Civ. 3e, 16 mars 2022, n° 18-23.954

L’usufruitière d’un pavillon déclare à son assureur un dégât des eaux, puis assigne sur le fondement de la théorie des troubles anormaux du voisinage les propriétaires du pavillon voisin, ainsi que leurs prédécesseurs, en réalisation des travaux rendus nécessaires par les infiltrations et en paiement de dommages-intérêts. La cour d’appel déclare les propriétaires actuels responsables sur le fondement de ladite théorie dans la proportion de 60 % des désordres affectant le pavillon de la demanderesse. Elle rejette, par ailleurs, les demandes adressées par ces derniers contre leur assureur, aux motifs que « le fait dommageable est celui qui constitue la cause génératrice du dommage, en l’espèce les fuites sur le réseau des canalisations enterrées de la propriété de M. et Mme F, dont l’origine remonte à 1997 et 2005, soit antérieurement au 25 janvier 2007, date de prise d’effet de l’assurance multirisques habitation ». Elle considère, en outre, que les conditions générales du contrat d’assurance ne couvrent pas les dommages provenant d’une canalisation enterrée chez l’assuré et qu’il s’agit là d’une clause de non-garantie, laquelle n’a pas à répondre au formalisme édicté par l’article L. 112-4 du code des assurances. Qu’en dit la Cour de cassation ?

La haute juridiction affirme tout d’abord que l’« action fondée sur un trouble anormal du voisinage est une action en responsabilité civile extracontractuelle qui, indépendamment de toute faute, permet à la victime de demander réparation au propriétaire de l’immeuble à l’origine du trouble, responsable de plein droit ». Elle en conclut que la responsabilité des voisins devait être retenue, le fait qu’ils n’aient pas été propriétaires de ce fonds au moment où les infiltrations avaient commencé à se produire n’étant pas dirimant.

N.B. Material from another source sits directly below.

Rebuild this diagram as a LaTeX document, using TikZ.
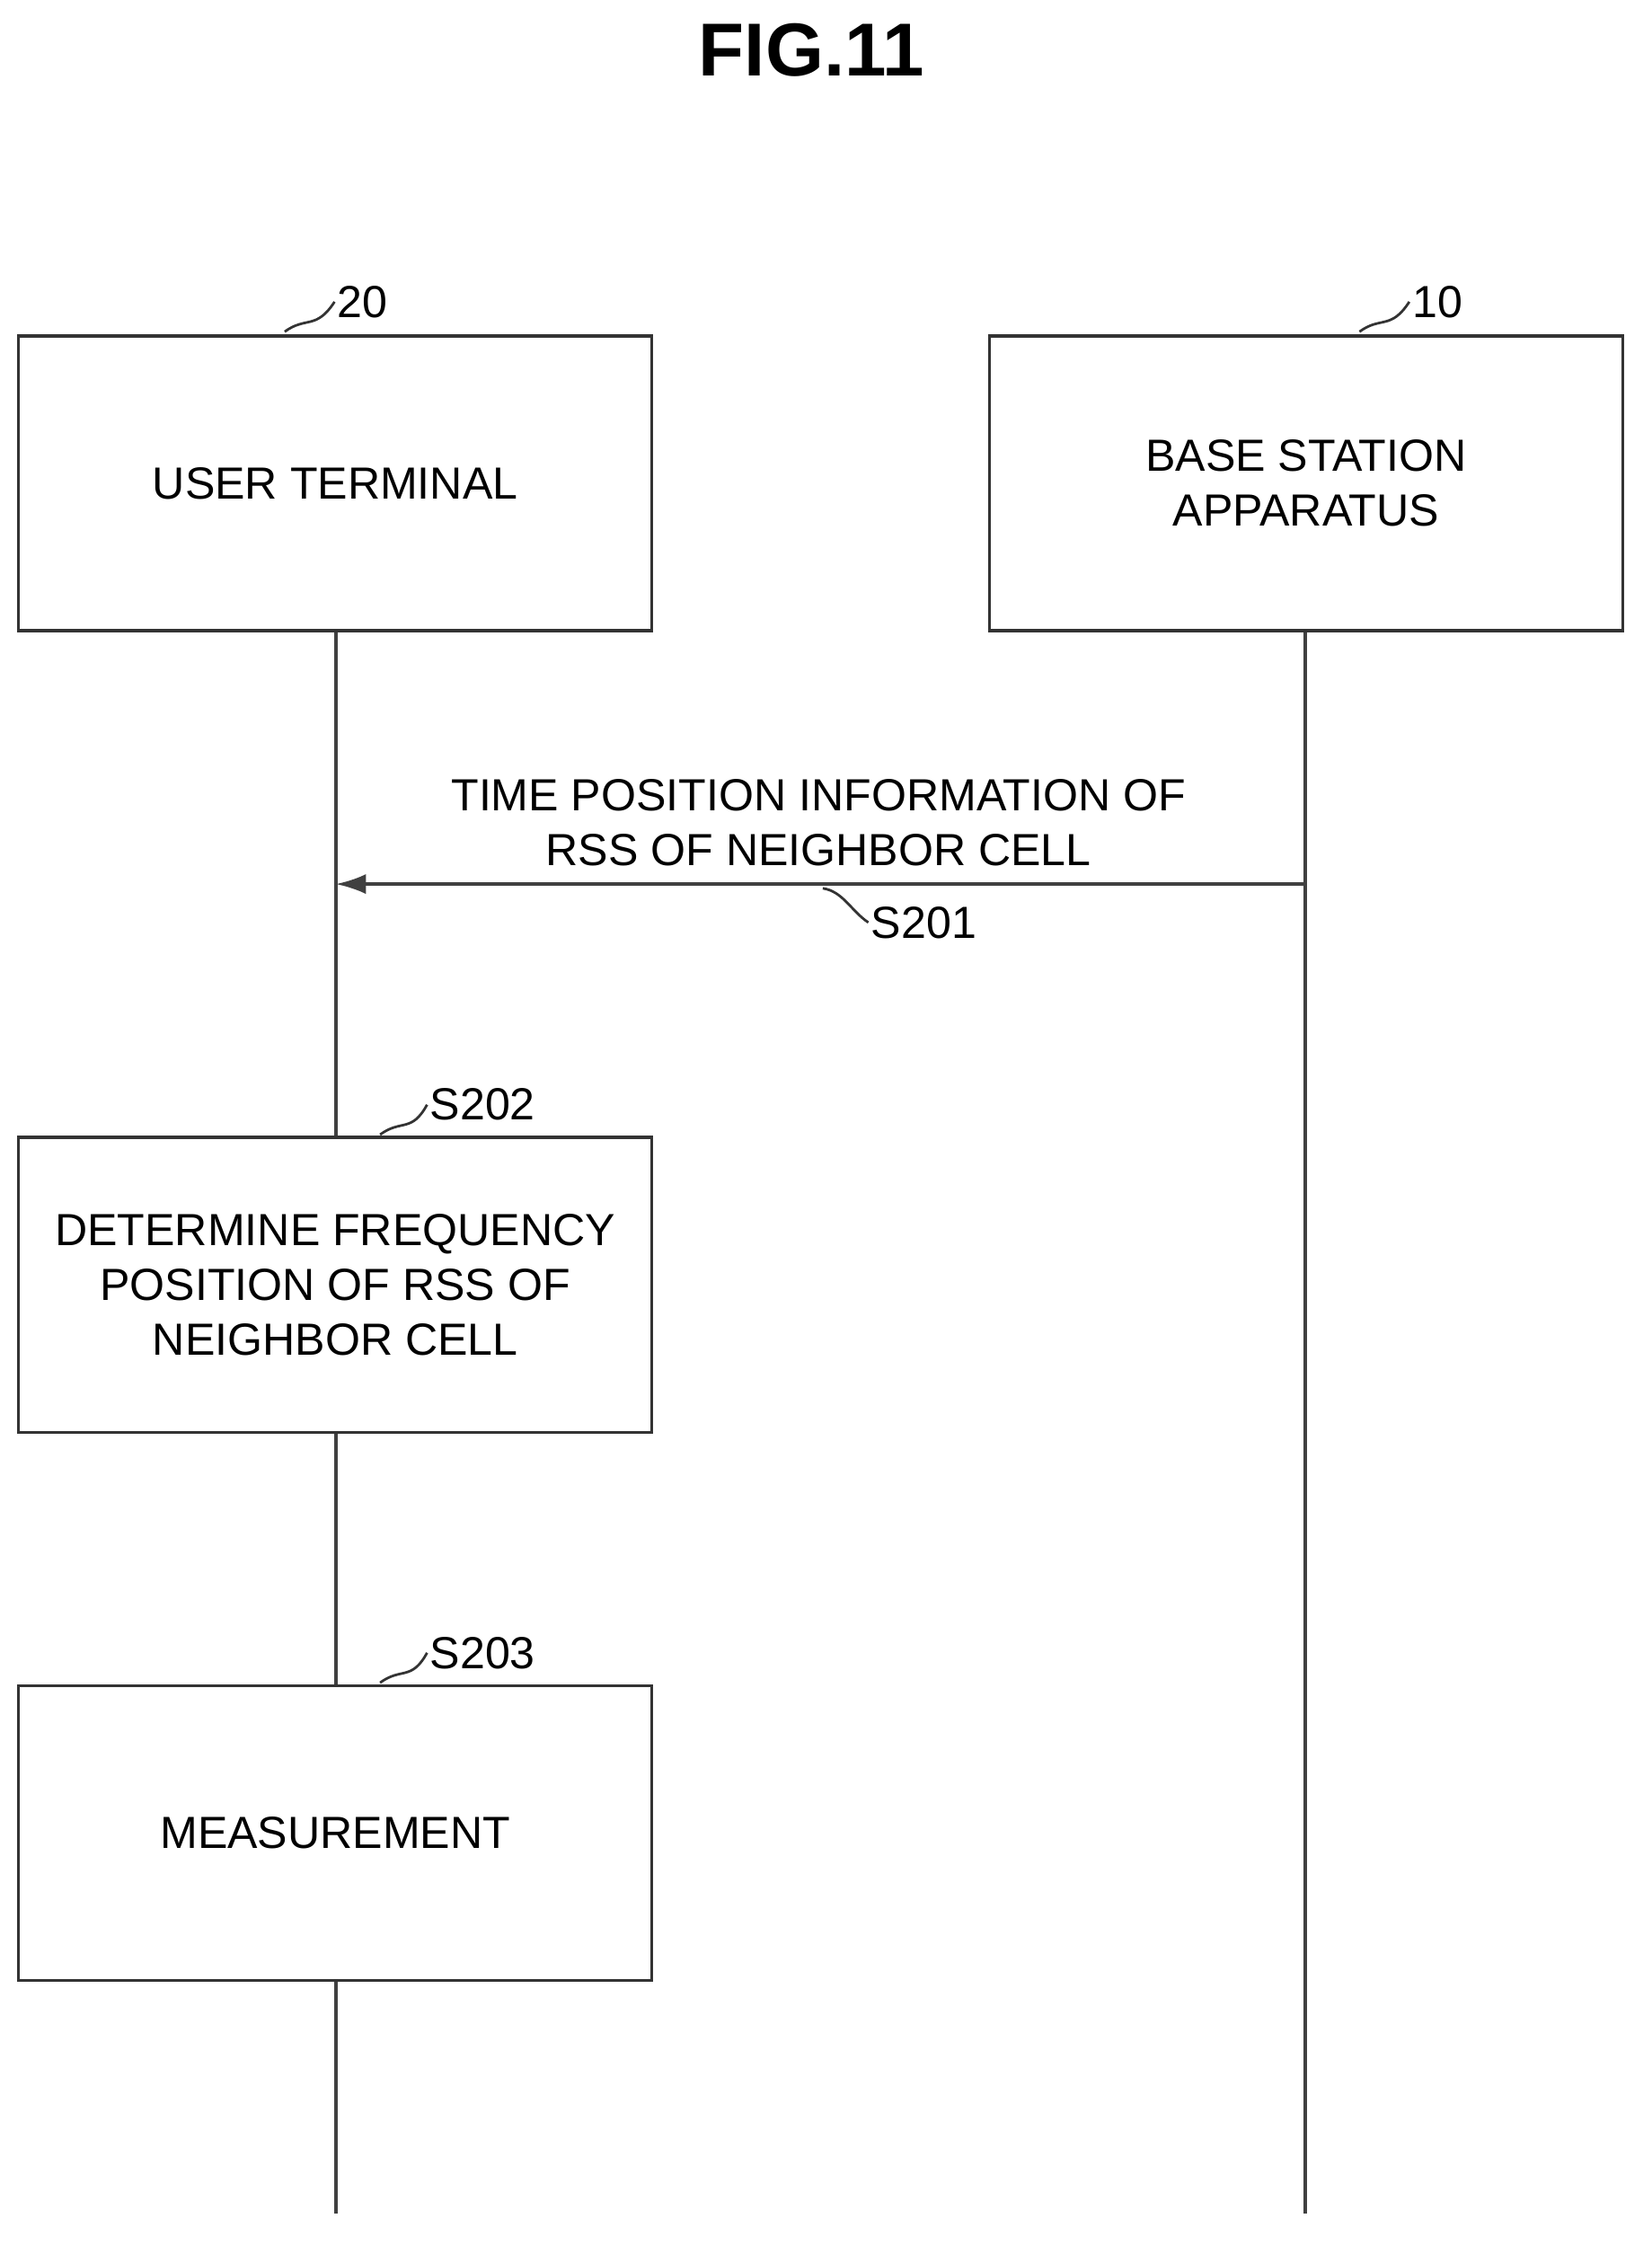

La Cour souligne ensuite que selon l’article L. 124-5 du code des assurances, la garantie est, selon le choix des parties, déclenchée soit par le fait dommageable, soit par la réclamation, et que, dans les assurances « dégâts des eaux », l’assureur est tenu à garantie, dès lors que le sinistre est survenu pendant la période de validité du contrat d’assurance. Par conséquent, les juges du fond ne pouvaient rejeter la demande de garantie formulée par les voisins contre leur assureur.

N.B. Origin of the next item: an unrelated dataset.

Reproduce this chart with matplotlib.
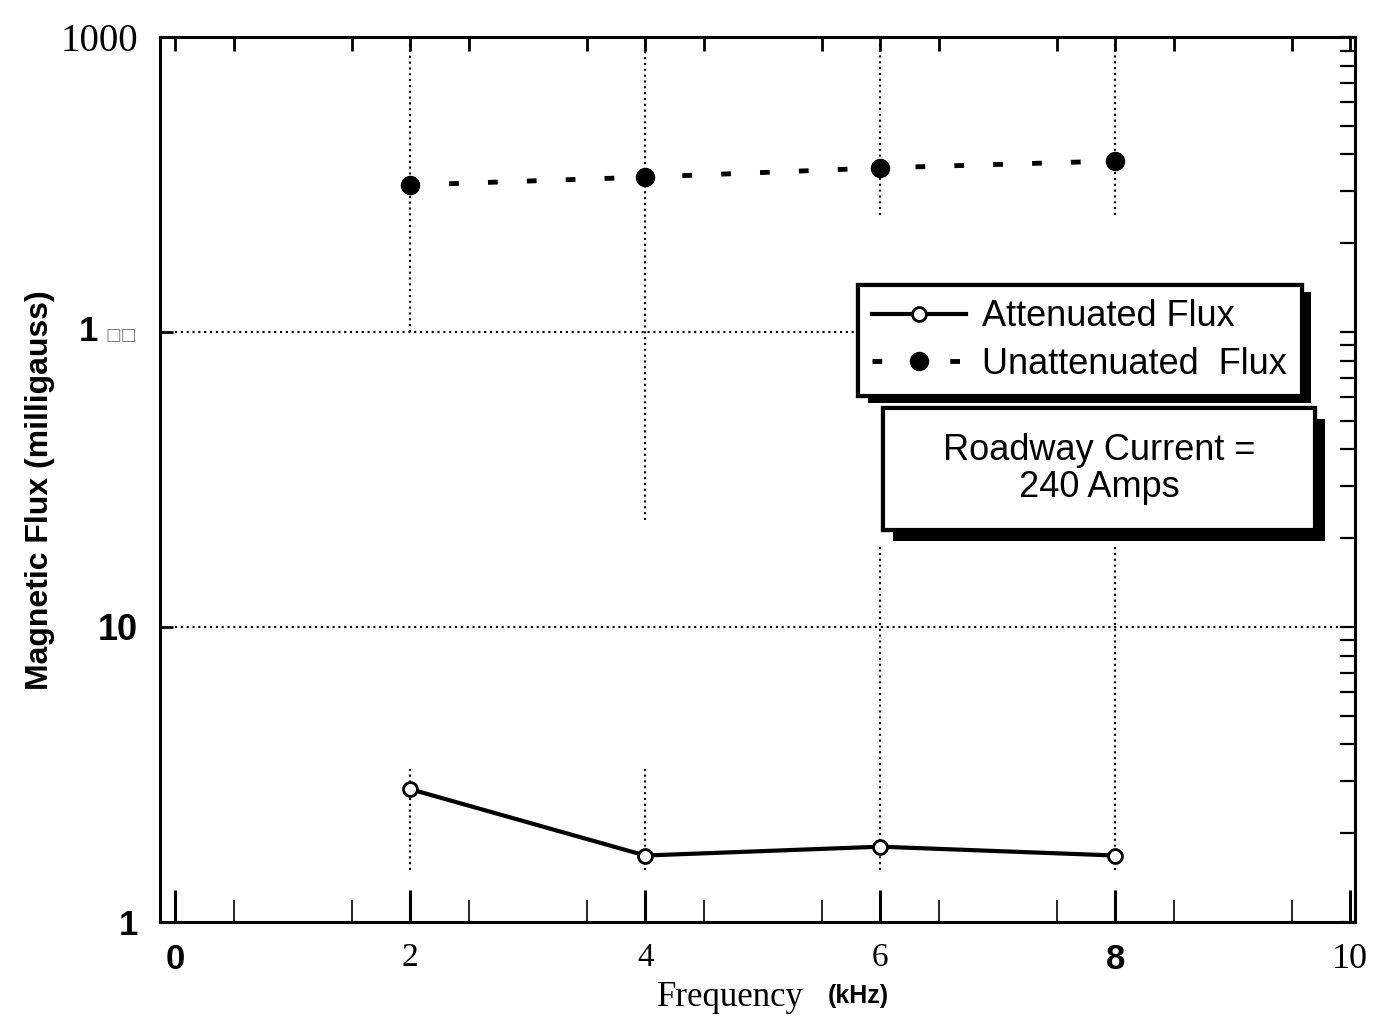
import matplotlib.pyplot as plt
import matplotlib.patheffects as pe
from matplotlib.patches import Rectangle
from matplotlib.ticker import FixedLocator, LogLocator, NullFormatter

# readings, kHz vs milligauss
freq = [2, 4, 6, 8]
attenuated = [2.82, 1.68, 1.80, 1.68]
unattenuated = [315, 335, 360, 380]

x_ticks = [0, 2, 4, 6, 8, 10]
x_labels = ['0', '2', '4', '6', '8', '10']
y_ticks = [1, 10, 100, 1000]
y_labels = ['1', '10', '', '1000']

SANS = 'Liberation Sans'
SERIF = 'Liberation Serif'

fig = plt.figure(figsize=(13.96, 10.25), dpi=100)
ax = fig.add_axes([0.1146, 0.1005, 0.856, 0.8634])
ax.set_yscale('log')
ax.set_xlim(-0.13, 10.04)
ax.set_ylim(1, 1000)

# dotted reference lines
dot = dict(colors='k', linestyles=(0, (1, 1.8)), linewidth=1.5, zorder=1)
ax.vlines(2, 100, 1000, **dot)
ax.vlines(4, 23, 1000, **dot)
ax.vlines([6, 8], 250, 1000, **dot)
ax.vlines([6, 8], 1.5, 19, **dot)
ax.vlines([2, 4], 1.5, 3.3, **dot)
ax.hlines(100, 0, 8.5, **dot)
ax.hlines(10, 0, 10, **dot)

ax.plot(freq, attenuated, color='k', lw=3, marker='o', ms=10,
        mfc='white', mec='k', mew=2, label='Attenuated Flux', zorder=3)
ax.plot(freq, unattenuated, color='k', lw=3.5, ls=(0, (2, 6)),
        marker='o', ms=13, mfc='k', mec='k', label='Unattenuated  Flux',
        zorder=3)

for s in ax.spines.values():
    s.set_linewidth(2.2)
ax.spines['right'].set_visible(False)
ax.spines['top'].set_visible(False)

# bottom axis: long inward ticks every 0.5 kHz
ax.set_xticks(x_ticks, x_labels)
ax.xaxis.set_minor_locator(FixedLocator([i * 0.5 for i in range(1, 20, 2)]))
ax.tick_params(axis='x', which='major', direction='in', length=23, width=2.2,
               pad=15, top=False)
ax.tick_params(axis='x', which='minor', direction='in', length=16, width=1.2,
               top=False)
x_fonts = [(SANS, 'bold', 25), (SERIF, 'normal', 24), (SERIF, 'normal', 24),
           (SERIF, 'normal', 24), (SANS, 'bold', 25), (SERIF, 'normal', 26)]
for lbl, (fam, wt, sz) in zip(ax.get_xticklabels(), x_fonts):
    lbl.set_family(fam)
    lbl.set_fontweight(wt)
    lbl.set_fontsize(sz)

# left axis
ax.set_yticks(y_ticks, y_labels)
ax.yaxis.set_minor_locator(FixedLocator([]))
ax.tick_params(axis='y', which='major', direction='in', length=9, width=2,
               pad=16)
y_fonts = [(SANS, 'bold', 25), (SANS, 'bold', 26), (SANS, 'bold', 25),
           (SERIF, 'normal', 28)]
for lbl, (fam, wt, sz) in zip(ax.get_yticklabels(), y_fonts):
    lbl.set_family(fam)
    lbl.set_fontweight(wt)
    lbl.set_fontsize(sz)
ytr = ax.get_yaxis_transform()
ax.text(-0.052, 100, '1', transform=ytr, ha='right', va='center',
        fontsize=25, fontweight='bold', family=SANS)
ax.text(-0.019, 98, '\u25a1\u25a1', transform=ytr, ha='right',
        va='center', fontsize=12, color='#777777', family='DejaVu Sans')

# top axis with short inward ticks
top = ax.secondary_xaxis('top')
top.set_xticks(x_ticks)
top.xaxis.set_minor_locator(FixedLocator([i * 0.5 for i in range(1, 20, 2)]))
top.tick_params(which='both', direction='in', length=10, width=2,
                labeltop=False)
top.spines['top'].set_linewidth(2.2)

# right axis with log minor ticks
rax = ax.twinx()
rax.set_yscale('log')
rax.set_ylim(1, 1000)
rax.yaxis.set_minor_locator(LogLocator(base=10, subs=range(2, 10)))
rax.yaxis.set_minor_formatter(NullFormatter())
rax.tick_params(which='both', direction='in', length=11, width=1.6,
                labelright=False)
for side in ['left', 'top', 'bottom']:
    rax.spines[side].set_visible(False)
rax.spines['right'].set_linewidth(2.2)

# axis titles
fig.text(40 / 1396, 1 - 490 / 1025, 'Magnetic Flux (milligauss)',
         rotation=90, ha='center', va='center', fontsize=23,
         fontweight='bold', family=SANS)
fig.text(730 / 1396, 1 - 998 / 1025, 'Frequency', ha='center', va='center',
         fontsize=25, family=SERIF)
fig.text(858 / 1396, 1 - 996 / 1025, '(kHz)', ha='center', va='center',
         fontsize=18, fontweight='bold', family=SANS)

shadow = [pe.withSimplePatchShadow(offset=(7, -5), shadow_rgbFace='k',
                                   alpha=1), pe.Normal()]

leg = rax.legend(*ax.get_legend_handles_labels(), loc='upper left',
                 bbox_to_anchor=(0.584, 0.72), fancybox=False, framealpha=1,
                 edgecolor='k', prop={'family': SANS, 'size': 26},
                 handlelength=2.6, borderpad=0.4, labelspacing=0.35,
                 handletextpad=0.45, borderaxespad=0)
leg.get_frame().set_linewidth(3)
leg.get_frame().set_path_effects(shadow)
leg.set_zorder(10)

box = Rectangle((0.605, 0.443), 0.3615, 0.138, transform=ax.transAxes,
                facecolor='white', edgecolor='k', linewidth=3, zorder=8,
                clip_on=False)
box.set_path_effects([pe.withSimplePatchShadow(offset=(7, -8),
                                                shadow_rgbFace='k', alpha=1),
                      pe.Normal()])
ax.add_patch(box)
ax.text(0.786, 0.512, 'Roadway Current =\n240 Amps', transform=ax.transAxes,
        ha='center', va='center', fontsize=26, family=SANS,
        linespacing=1.1, zorder=9)

fig.savefig('out.png', dpi=100)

Enfin, la troisième chambre civile rappelle que les clauses des polices édictant des exclusions ne sont valables que si elles sont mentionnées en caractères très apparents (art. L. 112-4 du code des assurances), et si elles sont formelles et limitées (art. L. 113-1). En l’occurrence, la cour d’appel aurait donc dû rechercher si les exclusions de garantie mentionnaient expressément les dégâts des eaux provenant de conduites enterrées, à défaut de quoi ceux-ci faisaient l’objet d’une exclusion indirecte.